**PROBLEM DETAILS**
Restate each of the lines below word for word and drop every picture.

**GIVEN DATA**
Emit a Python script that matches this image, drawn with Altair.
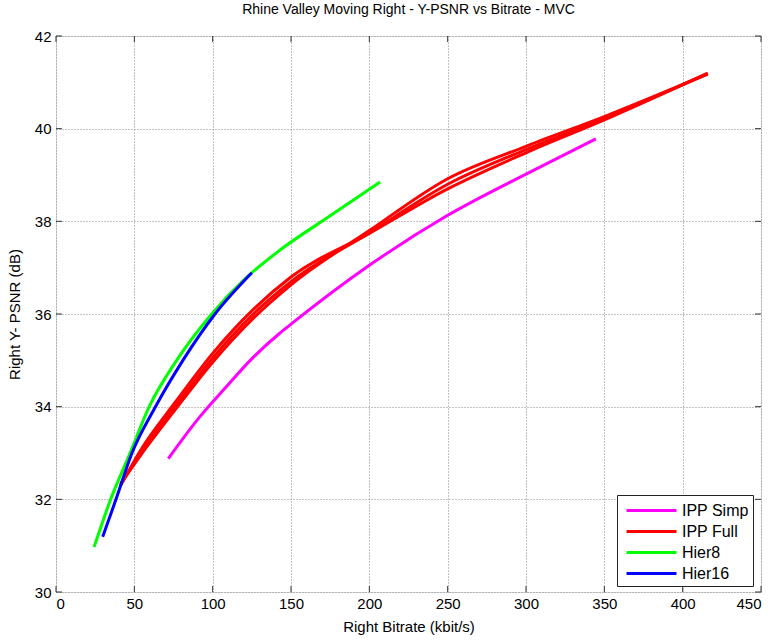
import altair as alt
import pandas as pd

# ---- data ----
simp_x = [71.7, 92, 109, 124, 143, 150, 200, 250, 300, 344.6]
simp_y = [32.88, 33.79, 34.44, 35.0, 35.59, 35.78, 37.05, 38.13, 39.02, 39.78]

full_x = [41.3, 54, 76, 100, 126, 150, 200, 250, 300, 350, 416]
full1_y = [32.32, 33.0, 34.0, 35.05, 36.0, 36.7, 37.75, 38.8, 39.55, 40.22, 41.19]
full2_y = [32.30, 33.06, 34.09, 35.15, 36.1, 36.8, 37.74, 38.7, 39.48, 40.19, 41.2]
full3_y = [32.34, 32.95, 33.93, 34.96, 35.91, 36.63, 37.8, 38.92, 39.62, 40.26, 41.18]

h8_x = [24.3, 34.9, 47.3, 59.5, 77, 99.4, 122, 143, 175, 206.9]
h8_y = [30.97, 32.0, 33.0, 34.0, 35.0, 36.0, 36.8, 37.38, 38.12, 38.85]

h16_x = [29.8, 38.3, 48.5, 63.5, 81, 101.5, 125]
h16_y = [31.19, 32.0, 33.0, 34.0, 35.0, 36.0, 36.89]

series = ["IPP Simp", "IPP Full", "Hier8", "Hier16"]
colors = ["#FF00FF", "#FF0000", "#00FF00", "#0000FF"]

x_ticks = [0, 50, 100, 150, 200, 250, 300, 350, 400, 450]
y_ticks = [30, 32, 34, 36, 38, 40, 42]

rows = []
def add(name, run, xs, ys):
    for i, (a, b) in enumerate(zip(xs, ys)):
        rows.append({"series": name, "run": run, "i": i, "x": a, "y": b})

add("IPP Simp", "s", simp_x, simp_y)
add("IPP Full", "f1", full_x, full1_y)
add("IPP Full", "f2", full_x, full2_y)
add("IPP Full", "f3", full_x, full3_y)
add("Hier8", "h8", h8_x, h8_y)
add("Hier16", "h16", h16_x, h16_y)
df = pd.DataFrame(rows)

W, H = 705, 556
FONT = "Liberation Sans"

xs = alt.Scale(domain=[0, 450], nice=False, zero=False)
ys = alt.Scale(domain=[30, 42], nice=False, zero=False)
cs = alt.Scale(domain=series, range=colors)

x_axis = alt.Axis(values=x_ticks, title="Right Bitrate (kbit/s)", grid=True)
y_axis = alt.Axis(values=y_ticks, title="Right Y- PSNR (dB)", grid=True)

base = alt.Chart(df)

def line_layer(name):
    return base.transform_filter(alt.datum.series == name).mark_line(
        strokeWidth=3, interpolate="monotone", clip=True
    ).encode(
        x=alt.X("x:Q", scale=xs, axis=x_axis),
        y=alt.Y("y:Q", scale=ys, axis=y_axis),
        color=alt.Color("series:N", scale=cs,
                        legend=alt.Legend(title=None, orient="none",
                                          legendX=561, legendY=459)),
        detail="run:N",
        order="i:Q",
    )

# inward ticks (MATLAB style)
xt = pd.DataFrame({"x": x_ticks})
yt = pd.DataFrame({"y": y_ticks})
tick_bottom = alt.Chart(xt).mark_rule(color="#333", strokeWidth=1).encode(
    x=alt.X("x:Q", scale=xs, axis=x_axis), y=alt.value(H), y2=alt.value(H - 6))
tick_top = alt.Chart(xt).mark_rule(color="#333", strokeWidth=1).encode(
    x=alt.X("x:Q", scale=xs, axis=x_axis), y=alt.value(0), y2=alt.value(6))
tick_left = alt.Chart(yt).mark_rule(color="#333", strokeWidth=1).encode(
    y=alt.Y("y:Q", scale=ys, axis=y_axis), x=alt.value(0), x2=alt.value(6))
tick_right = alt.Chart(yt).mark_rule(color="#333", strokeWidth=1).encode(
    y=alt.Y("y:Q", scale=ys, axis=y_axis), x=alt.value(W), x2=alt.value(W - 6))

chart = alt.layer(
    line_layer("IPP Simp"),
    line_layer("IPP Full"),
    line_layer("Hier8"),
    line_layer("Hier16"),
    tick_bottom, tick_top, tick_left, tick_right,
).properties(
    width=W, height=H,
    title=alt.TitleParams("Rhine Valley Moving Right - Y-PSNR vs Bitrate - MVC",
                          fontSize=14, fontWeight="normal", font=FONT,
                          color="black", offset=12, anchor="middle"),
    autosize=alt.AutoSizeParams(type="none"),
    padding={"left": 56, "top": 36, "right": 16, "bottom": 48},
).configure_view(
    stroke="#222", strokeWidth=1, fill="white"
).configure(background="white").configure_axis(
    domain=False, ticks=False,
    grid=True, gridColor="#888", gridDash=[1, 2], gridWidth=1, gridOpacity=1,
    labelFont=FONT, labelFontSize=15, labelColor="black",
    titleFont=FONT, titleFontSize=15, titleFontWeight="normal", titleColor="black",
).configure_axisX(
    labelPadding=4, titlePadding=8,
).configure_axisY(
    labelPadding=5, titlePadding=12,
).configure_legend(
    strokeColor="#222", fillColor="white", padding=4,
    symbolType="M-2.5,0H2.5", symbolSize=400, symbolStrokeWidth=3,
    symbolOffset=19,
    labelFont=FONT, labelFontSize=16, labelColor="black",
    rowPadding=1, labelOffset=19, cornerRadius=0,
)

chart.save("out.html", embed_options={"renderer": "svg", "actions": False})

**PROBLEM SOLUTION**
Emit a Python script that matches this image, drawn with Altair.
import altair as alt
import pandas as pd

# ---- data ----
simp_x = [71.7, 92, 109, 124, 143, 150, 200, 250, 300, 344.6]
simp_y = [32.88, 33.79, 34.44, 35.0, 35.59, 35.78, 37.05, 38.13, 39.02, 39.78]

full_x = [41.3, 54, 76, 100, 126, 150, 200, 250, 300, 350, 416]
full1_y = [32.32, 33.0, 34.0, 35.05, 36.0, 36.7, 37.75, 38.8, 39.55, 40.22, 41.19]
full2_y = [32.30, 33.06, 34.09, 35.15, 36.1, 36.8, 37.74, 38.7, 39.48, 40.19, 41.2]
full3_y = [32.34, 32.95, 33.93, 34.96, 35.91, 36.63, 37.8, 38.92, 39.62, 40.26, 41.18]

h8_x = [24.3, 34.9, 47.3, 59.5, 77, 99.4, 122, 143, 175, 206.9]
h8_y = [30.97, 32.0, 33.0, 34.0, 35.0, 36.0, 36.8, 37.38, 38.12, 38.85]

h16_x = [29.8, 38.3, 48.5, 63.5, 81, 101.5, 125]
h16_y = [31.19, 32.0, 33.0, 34.0, 35.0, 36.0, 36.89]

series = ["IPP Simp", "IPP Full", "Hier8", "Hier16"]
colors = ["#FF00FF", "#FF0000", "#00FF00", "#0000FF"]

x_ticks = [0, 50, 100, 150, 200, 250, 300, 350, 400, 450]
y_ticks = [30, 32, 34, 36, 38, 40, 42]

rows = []
def add(name, run, xs, ys):
    for i, (a, b) in enumerate(zip(xs, ys)):
        rows.append({"series": name, "run": run, "i": i, "x": a, "y": b})

add("IPP Simp", "s", simp_x, simp_y)
add("IPP Full", "f1", full_x, full1_y)
add("IPP Full", "f2", full_x, full2_y)
add("IPP Full", "f3", full_x, full3_y)
add("Hier8", "h8", h8_x, h8_y)
add("Hier16", "h16", h16_x, h16_y)
df = pd.DataFrame(rows)

W, H = 705, 556
FONT = "Liberation Sans"

xs = alt.Scale(domain=[0, 450], nice=False, zero=False)
ys = alt.Scale(domain=[30, 42], nice=False, zero=False)
cs = alt.Scale(domain=series, range=colors)

x_axis = alt.Axis(values=x_ticks, title="Right Bitrate (kbit/s)", grid=True)
y_axis = alt.Axis(values=y_ticks, title="Right Y- PSNR (dB)", grid=True)

base = alt.Chart(df)

def line_layer(name):
    return base.transform_filter(alt.datum.series == name).mark_line(
        strokeWidth=3, interpolate="monotone", clip=True
    ).encode(
        x=alt.X("x:Q", scale=xs, axis=x_axis),
        y=alt.Y("y:Q", scale=ys, axis=y_axis),
        color=alt.Color("series:N", scale=cs,
                        legend=alt.Legend(title=None, orient="none",
                                          legendX=561, legendY=459)),
        detail="run:N",
        order="i:Q",
    )

# inward ticks (MATLAB style)
xt = pd.DataFrame({"x": x_ticks})
yt = pd.DataFrame({"y": y_ticks})
tick_bottom = alt.Chart(xt).mark_rule(color="#333", strokeWidth=1).encode(
    x=alt.X("x:Q", scale=xs, axis=x_axis), y=alt.value(H), y2=alt.value(H - 6))
tick_top = alt.Chart(xt).mark_rule(color="#333", strokeWidth=1).encode(
    x=alt.X("x:Q", scale=xs, axis=x_axis), y=alt.value(0), y2=alt.value(6))
tick_left = alt.Chart(yt).mark_rule(color="#333", strokeWidth=1).encode(
    y=alt.Y("y:Q", scale=ys, axis=y_axis), x=alt.value(0), x2=alt.value(6))
tick_right = alt.Chart(yt).mark_rule(color="#333", strokeWidth=1).encode(
    y=alt.Y("y:Q", scale=ys, axis=y_axis), x=alt.value(W), x2=alt.value(W - 6))

chart = alt.layer(
    line_layer("IPP Simp"),
    line_layer("IPP Full"),
    line_layer("Hier8"),
    line_layer("Hier16"),
    tick_bottom, tick_top, tick_left, tick_right,
).properties(
    width=W, height=H,
    title=alt.TitleParams("Rhine Valley Moving Right - Y-PSNR vs Bitrate - MVC",
                          fontSize=14, fontWeight="normal", font=FONT,
                          color="black", offset=12, anchor="middle"),
    autosize=alt.AutoSizeParams(type="none"),
    padding={"left": 56, "top": 36, "right": 16, "bottom": 48},
).configure_view(
    stroke="#222", strokeWidth=1, fill="white"
).configure(background="white").configure_axis(
    domain=False, ticks=False,
    grid=True, gridColor="#888", gridDash=[1, 2], gridWidth=1, gridOpacity=1,
    labelFont=FONT, labelFontSize=15, labelColor="black",
    titleFont=FONT, titleFontSize=15, titleFontWeight="normal", titleColor="black",
).configure_axisX(
    labelPadding=4, titlePadding=8,
).configure_axisY(
    labelPadding=5, titlePadding=12,
).configure_legend(
    strokeColor="#222", fillColor="white", padding=4,
    symbolType="M-2.5,0H2.5", symbolSize=400, symbolStrokeWidth=3,
    symbolOffset=19,
    labelFont=FONT, labelFontSize=16, labelColor="black",
    rowPadding=1, labelOffset=19, cornerRadius=0,
)

chart.save("out.html", embed_options={"renderer": "svg", "actions": False})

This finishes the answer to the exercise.